The Rockefeller Foundation provided $30 million. The center also received a $25 million gift from business leader and philanthropist Adrienne Arsht and was renamed the Adrienne Arsht-Rockefeller Foundation Resilience Center.

The center will address the “urgent crises of climate change, migration, and security,” with its goal being to enhance the resilience of 1 billion people by 2030.

LARGEST US CARBON CAPTURE PLANT PLANNED IN INDIANA: Wabash Valley Resources plans to invest in the largest plant to sequester greenhouse gas emissions in the country in West Terre Haute, Ind.

The plant will sequester carbon dioxide emissions from the production of ammonia fertilizer.

“The project will capture and sequester close to 100% of the plant’s CO2” and deposit it 7,000 feet below the surface into a salt cavern, the company said.

It will create the world’s first ammonia produced with a near-zero carbon footprint.

The company also says that corn grown using the low-carbon fertilizer will have a lower greenhouse gas rating, making U.S. ethanol a viable commodity for the growing number of low-carbon fuel standards, which demand the use of cleaner fuels that don’t exacerbate global warming.

The Rundown

Washington Post States aren’t waiting for the Trump administration on environmental protections

AP Trump’s EPA shifts more environmental enforcement to states

Wall Street Journal Despite Mideast tensions, OPEC inches closer to maintaining production cuts through 2019

New York Times It was supposed to be Australia’s climate change election.

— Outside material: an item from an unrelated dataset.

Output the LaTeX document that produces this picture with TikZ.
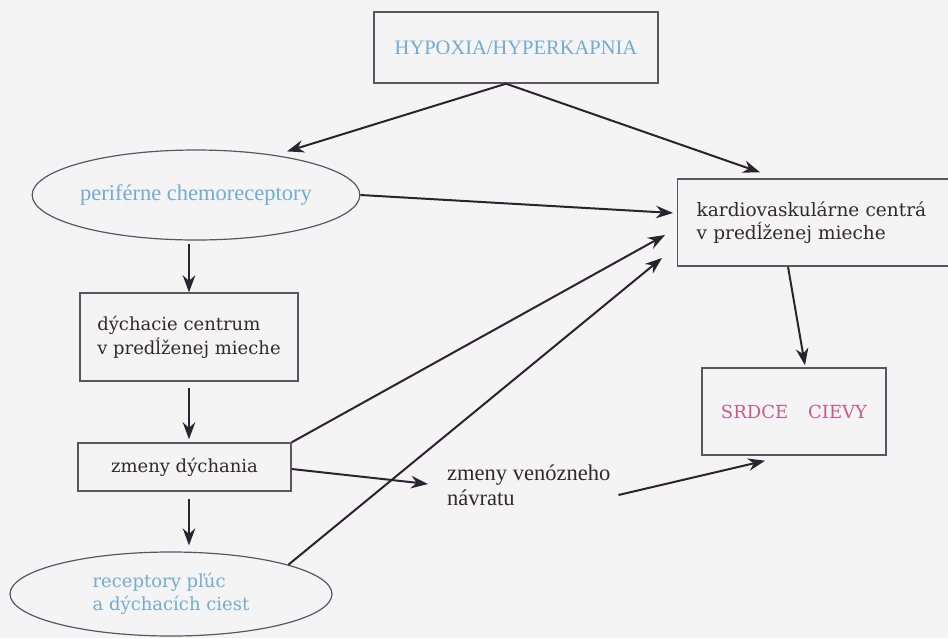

What happened?

Calendar

TUESDAY | May 21

10 a.m., 366 Dirksen. The Senate Energy and Natural Resources Committee holds a hearing on advancing renewable energy and energy efficiency.

2 p.m., 1324 Longworth. The House Natural Resources Committee’s Subcommittee on Water, Oceans, and Wildlife holds an oversight hearing on “Examining the President’s Fiscal Year 2020 Budget Proposal for the National Oceanic and Atmospheric Administration and U.S. Fish and Wildlife Service.”

WEDNESDAY | May 22

10 a.m., 1324 Longworth. The House Natural Resources Committee’s Subcommittee on Water, Oceans, and Wildlife holds an oversight hearing entitled “Responding to the Global Assessment Report of the Intergovernmental Science-Policy Platform on Biodiversity and Ecosystem Services.”

10 a.m., 2123 Rayburn. The House Energy and Commerce Committee holds a hearing on “LIFT America” infrastructure and climate legislation.